◆ Set task ◆
Transcribe every line exactly and omit anything that is a picture.

◆ Source data ◆

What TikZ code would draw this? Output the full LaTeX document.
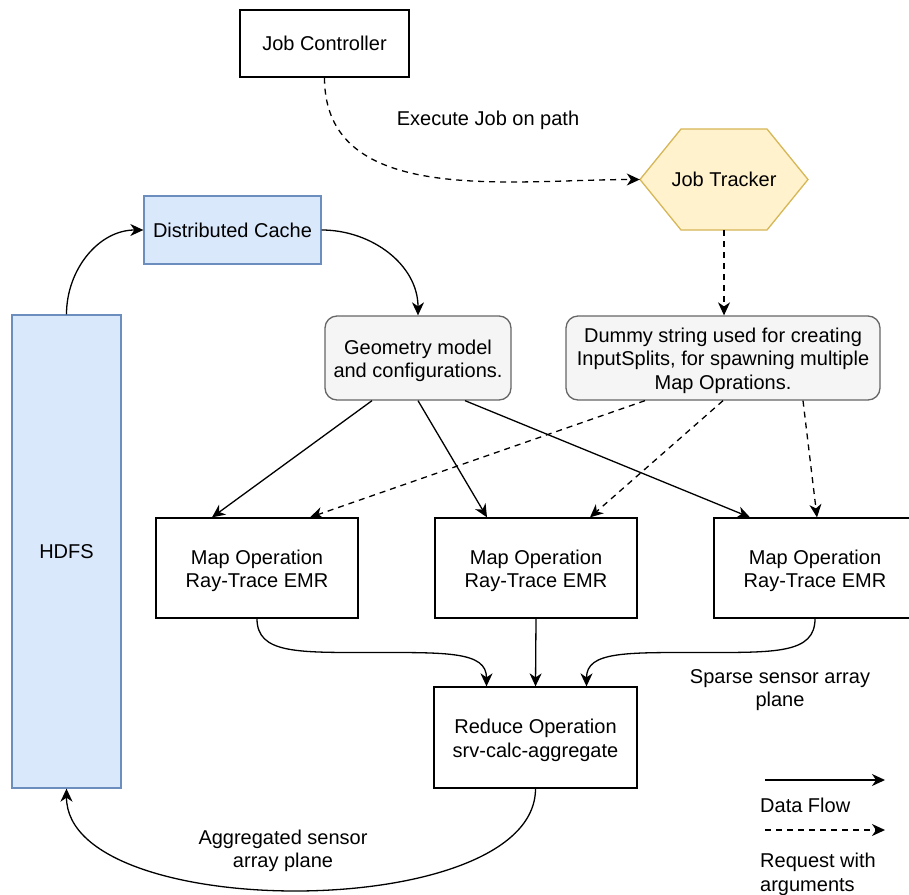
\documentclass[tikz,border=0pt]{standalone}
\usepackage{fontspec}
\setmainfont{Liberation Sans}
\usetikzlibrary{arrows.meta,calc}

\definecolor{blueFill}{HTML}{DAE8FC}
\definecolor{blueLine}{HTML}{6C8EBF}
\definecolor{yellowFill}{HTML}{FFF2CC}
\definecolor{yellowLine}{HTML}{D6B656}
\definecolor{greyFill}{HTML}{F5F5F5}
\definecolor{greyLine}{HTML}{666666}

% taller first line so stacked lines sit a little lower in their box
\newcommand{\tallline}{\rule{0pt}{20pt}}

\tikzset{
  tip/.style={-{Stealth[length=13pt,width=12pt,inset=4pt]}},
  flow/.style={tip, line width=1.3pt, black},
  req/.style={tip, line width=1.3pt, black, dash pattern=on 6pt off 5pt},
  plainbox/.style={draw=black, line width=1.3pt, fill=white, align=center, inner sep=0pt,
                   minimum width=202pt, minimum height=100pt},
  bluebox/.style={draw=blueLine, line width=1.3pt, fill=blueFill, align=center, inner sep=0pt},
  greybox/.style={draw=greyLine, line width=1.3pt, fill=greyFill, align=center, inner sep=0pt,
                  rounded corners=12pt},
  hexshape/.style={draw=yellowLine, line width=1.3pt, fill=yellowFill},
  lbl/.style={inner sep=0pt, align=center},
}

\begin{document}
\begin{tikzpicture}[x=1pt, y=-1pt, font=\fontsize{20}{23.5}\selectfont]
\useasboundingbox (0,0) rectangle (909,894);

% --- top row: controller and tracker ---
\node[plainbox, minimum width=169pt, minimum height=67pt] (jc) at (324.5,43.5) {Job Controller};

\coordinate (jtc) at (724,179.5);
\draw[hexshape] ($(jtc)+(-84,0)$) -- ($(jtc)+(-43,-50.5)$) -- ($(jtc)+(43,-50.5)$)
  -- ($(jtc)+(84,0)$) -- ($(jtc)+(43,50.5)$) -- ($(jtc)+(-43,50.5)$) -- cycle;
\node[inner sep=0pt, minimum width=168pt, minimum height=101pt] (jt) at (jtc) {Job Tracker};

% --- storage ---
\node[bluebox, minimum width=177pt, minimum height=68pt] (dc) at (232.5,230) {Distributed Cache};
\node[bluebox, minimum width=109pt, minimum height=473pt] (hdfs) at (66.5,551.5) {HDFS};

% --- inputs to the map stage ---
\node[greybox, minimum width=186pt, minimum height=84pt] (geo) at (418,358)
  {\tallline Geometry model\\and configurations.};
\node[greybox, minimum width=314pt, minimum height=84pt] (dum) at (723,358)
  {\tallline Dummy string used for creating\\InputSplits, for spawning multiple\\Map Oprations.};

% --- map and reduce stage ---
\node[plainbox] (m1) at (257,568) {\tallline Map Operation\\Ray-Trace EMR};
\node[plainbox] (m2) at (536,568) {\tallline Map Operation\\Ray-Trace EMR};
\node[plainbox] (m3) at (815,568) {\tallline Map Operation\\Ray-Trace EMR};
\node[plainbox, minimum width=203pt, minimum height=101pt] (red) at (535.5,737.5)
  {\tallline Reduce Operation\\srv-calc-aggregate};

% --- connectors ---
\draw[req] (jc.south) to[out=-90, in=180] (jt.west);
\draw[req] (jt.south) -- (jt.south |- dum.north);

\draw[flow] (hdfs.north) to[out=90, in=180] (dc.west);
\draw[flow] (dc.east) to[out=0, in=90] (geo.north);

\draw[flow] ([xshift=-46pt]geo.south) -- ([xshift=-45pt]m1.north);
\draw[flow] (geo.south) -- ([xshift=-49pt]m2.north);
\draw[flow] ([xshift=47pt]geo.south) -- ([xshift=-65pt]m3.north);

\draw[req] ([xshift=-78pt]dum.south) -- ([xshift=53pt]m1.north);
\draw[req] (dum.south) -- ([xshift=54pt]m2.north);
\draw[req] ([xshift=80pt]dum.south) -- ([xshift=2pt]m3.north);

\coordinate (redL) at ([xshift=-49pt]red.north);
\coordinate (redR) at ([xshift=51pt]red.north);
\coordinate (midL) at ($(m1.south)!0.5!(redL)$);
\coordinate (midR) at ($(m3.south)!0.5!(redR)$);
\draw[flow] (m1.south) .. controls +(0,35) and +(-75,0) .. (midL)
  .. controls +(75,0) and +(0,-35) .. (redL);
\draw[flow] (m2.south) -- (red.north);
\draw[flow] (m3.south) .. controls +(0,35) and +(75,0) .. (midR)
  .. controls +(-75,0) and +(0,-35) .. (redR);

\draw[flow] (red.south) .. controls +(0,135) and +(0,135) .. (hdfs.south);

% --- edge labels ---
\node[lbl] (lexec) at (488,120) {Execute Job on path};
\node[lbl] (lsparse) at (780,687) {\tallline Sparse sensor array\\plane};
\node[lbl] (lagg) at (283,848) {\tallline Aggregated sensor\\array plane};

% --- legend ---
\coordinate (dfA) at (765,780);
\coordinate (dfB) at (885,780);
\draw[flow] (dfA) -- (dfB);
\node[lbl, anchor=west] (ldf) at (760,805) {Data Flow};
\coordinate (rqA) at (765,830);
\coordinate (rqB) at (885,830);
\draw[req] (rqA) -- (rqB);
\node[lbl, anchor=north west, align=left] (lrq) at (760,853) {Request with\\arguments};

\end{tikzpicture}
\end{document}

◆ Exercise answer ◆
What TikZ code would draw this? Output the full LaTeX document.
\documentclass[tikz,border=0pt]{standalone}
\usepackage{fontspec}
\setmainfont{Liberation Sans}
\usetikzlibrary{arrows.meta,calc}

\definecolor{blueFill}{HTML}{DAE8FC}
\definecolor{blueLine}{HTML}{6C8EBF}
\definecolor{yellowFill}{HTML}{FFF2CC}
\definecolor{yellowLine}{HTML}{D6B656}
\definecolor{greyFill}{HTML}{F5F5F5}
\definecolor{greyLine}{HTML}{666666}

% taller first line so stacked lines sit a little lower in their box
\newcommand{\tallline}{\rule{0pt}{20pt}}

\tikzset{
  tip/.style={-{Stealth[length=13pt,width=12pt,inset=4pt]}},
  flow/.style={tip, line width=1.3pt, black},
  req/.style={tip, line width=1.3pt, black, dash pattern=on 6pt off 5pt},
  plainbox/.style={draw=black, line width=1.3pt, fill=white, align=center, inner sep=0pt,
                   minimum width=202pt, minimum height=100pt},
  bluebox/.style={draw=blueLine, line width=1.3pt, fill=blueFill, align=center, inner sep=0pt},
  greybox/.style={draw=greyLine, line width=1.3pt, fill=greyFill, align=center, inner sep=0pt,
                  rounded corners=12pt},
  hexshape/.style={draw=yellowLine, line width=1.3pt, fill=yellowFill},
  lbl/.style={inner sep=0pt, align=center},
}

\begin{document}
\begin{tikzpicture}[x=1pt, y=-1pt, font=\fontsize{20}{23.5}\selectfont]
\useasboundingbox (0,0) rectangle (909,894);

% --- top row: controller and tracker ---
\node[plainbox, minimum width=169pt, minimum height=67pt] (jc) at (324.5,43.5) {Job Controller};

\coordinate (jtc) at (724,179.5);
\draw[hexshape] ($(jtc)+(-84,0)$) -- ($(jtc)+(-43,-50.5)$) -- ($(jtc)+(43,-50.5)$)
  -- ($(jtc)+(84,0)$) -- ($(jtc)+(43,50.5)$) -- ($(jtc)+(-43,50.5)$) -- cycle;
\node[inner sep=0pt, minimum width=168pt, minimum height=101pt] (jt) at (jtc) {Job Tracker};

% --- storage ---
\node[bluebox, minimum width=177pt, minimum height=68pt] (dc) at (232.5,230) {Distributed Cache};
\node[bluebox, minimum width=109pt, minimum height=473pt] (hdfs) at (66.5,551.5) {HDFS};

% --- inputs to the map stage ---
\node[greybox, minimum width=186pt, minimum height=84pt] (geo) at (418,358)
  {\tallline Geometry model\\and configurations.};
\node[greybox, minimum width=314pt, minimum height=84pt] (dum) at (723,358)
  {\tallline Dummy string used for creating\\InputSplits, for spawning multiple\\Map Oprations.};

% --- map and reduce stage ---
\node[plainbox] (m1) at (257,568) {\tallline Map Operation\\Ray-Trace EMR};
\node[plainbox] (m2) at (536,568) {\tallline Map Operation\\Ray-Trace EMR};
\node[plainbox] (m3) at (815,568) {\tallline Map Operation\\Ray-Trace EMR};
\node[plainbox, minimum width=203pt, minimum height=101pt] (red) at (535.5,737.5)
  {\tallline Reduce Operation\\srv-calc-aggregate};

% --- connectors ---
\draw[req] (jc.south) to[out=-90, in=180] (jt.west);
\draw[req] (jt.south) -- (jt.south |- dum.north);

\draw[flow] (hdfs.north) to[out=90, in=180] (dc.west);
\draw[flow] (dc.east) to[out=0, in=90] (geo.north);

\draw[flow] ([xshift=-46pt]geo.south) -- ([xshift=-45pt]m1.north);
\draw[flow] (geo.south) -- ([xshift=-49pt]m2.north);
\draw[flow] ([xshift=47pt]geo.south) -- ([xshift=-65pt]m3.north);

\draw[req] ([xshift=-78pt]dum.south) -- ([xshift=53pt]m1.north);
\draw[req] (dum.south) -- ([xshift=54pt]m2.north);
\draw[req] ([xshift=80pt]dum.south) -- ([xshift=2pt]m3.north);

\coordinate (redL) at ([xshift=-49pt]red.north);
\coordinate (redR) at ([xshift=51pt]red.north);
\coordinate (midL) at ($(m1.south)!0.5!(redL)$);
\coordinate (midR) at ($(m3.south)!0.5!(redR)$);
\draw[flow] (m1.south) .. controls +(0,35) and +(-75,0) .. (midL)
  .. controls +(75,0) and +(0,-35) .. (redL);
\draw[flow] (m2.south) -- (red.north);
\draw[flow] (m3.south) .. controls +(0,35) and +(75,0) .. (midR)
  .. controls +(-75,0) and +(0,-35) .. (redR);

\draw[flow] (red.south) .. controls +(0,135) and +(0,135) .. (hdfs.south);

% --- edge labels ---
\node[lbl] (lexec) at (488,120) {Execute Job on path};
\node[lbl] (lsparse) at (780,687) {\tallline Sparse sensor array\\plane};
\node[lbl] (lagg) at (283,848) {\tallline Aggregated sensor\\array plane};

% --- legend ---
\coordinate (dfA) at (765,780);
\coordinate (dfB) at (885,780);
\draw[flow] (dfA) -- (dfB);
\node[lbl, anchor=west] (ldf) at (760,805) {Data Flow};
\coordinate (rqA) at (765,830);
\coordinate (rqB) at (885,830);
\draw[req] (rqA) -- (rqB);
\node[lbl, anchor=north west, align=left] (lrq) at (760,853) {Request with\\arguments};

\end{tikzpicture}
\end{document}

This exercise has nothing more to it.